Maria Isaura gostava de voltar ao tempo da “lavoeira”, quando os campos, cheios de gente, eram trabalhados com os arados e todos falavam de um lado para o outro. Ou ao tempo da “podoeira”, quando se competia pelo corte mais sonoro. Havia muita juventude. “Aqui até é onde há mais jovens... Mas depois destes...” “Estes” já são da geração dos que “seguem os estudos”. Os seus filhos são exemplo disso: um é arquitecto, outro sociólogo e o outro foi para a Suíça, de onde o marido veio com pré-reforma. “Espantaram-se todos.” Maria de Lurdes também espera que se “espantem os seus” — “Se tudo correr bem, a minha filha é a próxima a sair”.
Todos aqui conhecem a história da aldeia da Levada, do outro lado do monte, em Castro Daire. “Tem ribeiro e era terra muito produtiva, fica numa baixinha, muito quentinha”, descreve Maria Isaura. Está abandonada há mais de 15 anos, garantem. Agora é ponto de passagem de vários percursos pedestres e até tem uma placa nova com o mapa das suas cinco ruas. O som da água é omnipresente, é o silêncio de Levadas onde o tempo não parou, simplesmente deixou de existir, abandonou estas paragens.
Mas a Aveloso até chega gente, lisboetas de gema, para ficar. O ti Fernando decidiu vir há sete anos, a mulher é daqui. “E consegues estar lá?”, perguntou-lhe ela. “Se estive em Espanha e em sítios piores”, respondeu. “E não saio daqui. Gosto da camaradagem, da brincadeira.” Tem 62 anos, a mulher 82, a sogra morreu há um ano com 101. “Não trabalho nada”, diz ele, “passeio, falo, ajudo com o milho e a batata, agora no Inverno fico à lareira, à janela.” E nós acercamo-nos da lareira de Maria Isaura, onde estão Maria Elisa e Marfida, para um cafezinho, enquanto na rua uma série de vizinhos encostam-se às paredes, sentam-se em escadas e aproveitam o sol da tarde em amena cavaqueira. “A crise não chegou aqui”, dizem-nos, “o problema é o trabalho para os jovens”. “Estudam e não arranjam colocação.”
“Dê um [cordeiro], avó”
Lá em cima, “merenda comida, companhia desfeita”. A dona Dina já está mais tranquila com os animais marcados para dar à luz, “elas não devem parir, andam com o úbere mole”. Contudo, parece que querem caminhar mais, já sobem a encosta seguinte. “Ai que vão para a Malhada Nova do Boi”, queixa-se. As eólicas têm lá uma casa, conta, têm muito dinheiro a enferrujar. Ela não. “Os euros estragaram tudo. Com 500 escudos comprava um ror de coisas. Então com 10 contos... Mas 50 euros é o que eu pago de luz.” E ainda tem de ir a Cinfães. “Já não há camioneta às dez horas. Só às oito, é muito cedo, temos outras coisas a fazer. Só vou às 13h45, perco a tarde.” Mas com sorte ainda vê uma das filhas, pelo menos, que por lá trabalha no Intermarché: são cinco, mais dois rapazes, sete netos e um companheiro na prisão (e uma história confusa).
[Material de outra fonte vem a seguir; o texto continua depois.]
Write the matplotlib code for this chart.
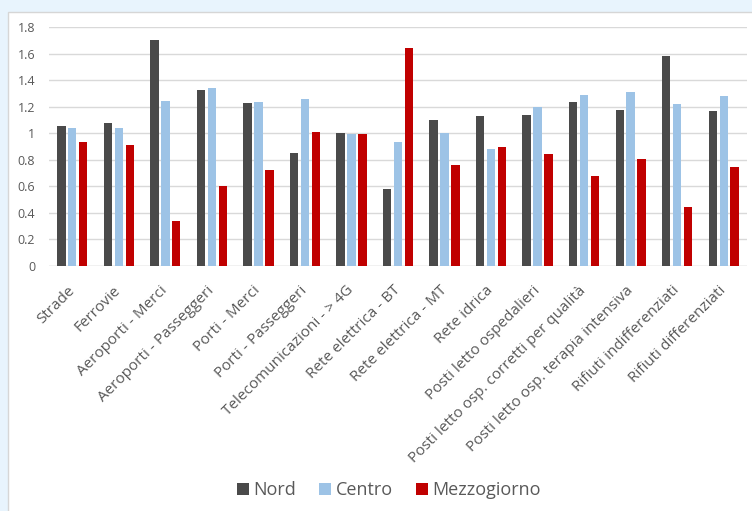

Aldina, que um enfarte deixou apenas a fazer “trabalhos leves”, dá biberão aos cabritinhos e cordeiros, amarelos, brancos, negros, três vezes ao dia. À noite, havia dito, não faltam ajudantes: os miúdos chegam da escola e querem todos fazê-lo. É às 18h, mais coisa menos coisa, que a carrinha negra chega. Diana, Rodrigo e Micael vêm da escola do 1.º ciclo de Meridãos — os mais velhos, sete, vêm de Cinfães, chegam mais tarde. Rodrigo e Micael são primos e netos de Aldina. Impacientam-se com a conversa: Micael quer ir ver os animais, Rodrigo quer mostrar-nos o Gigante, o cão da avó que é um dos cães-pastores da aldeia. Andou todo o dia no monte, com mais quatro cães, a guardar o rebanho, que chega agora. Tarde para as contas que a dona Dina havia feito. “Não é que eles quiseram ir até ao São Pedro?”, exclama quando faz a entrada na aldeia. Tinha-nos dito que não ia para esses lados, uns montes mais adiante, onde há uma igreja e parque de piqueniques; no Verão vai sempre, no Inverno os dias são demasiado curtos. Pelos vistos, este não.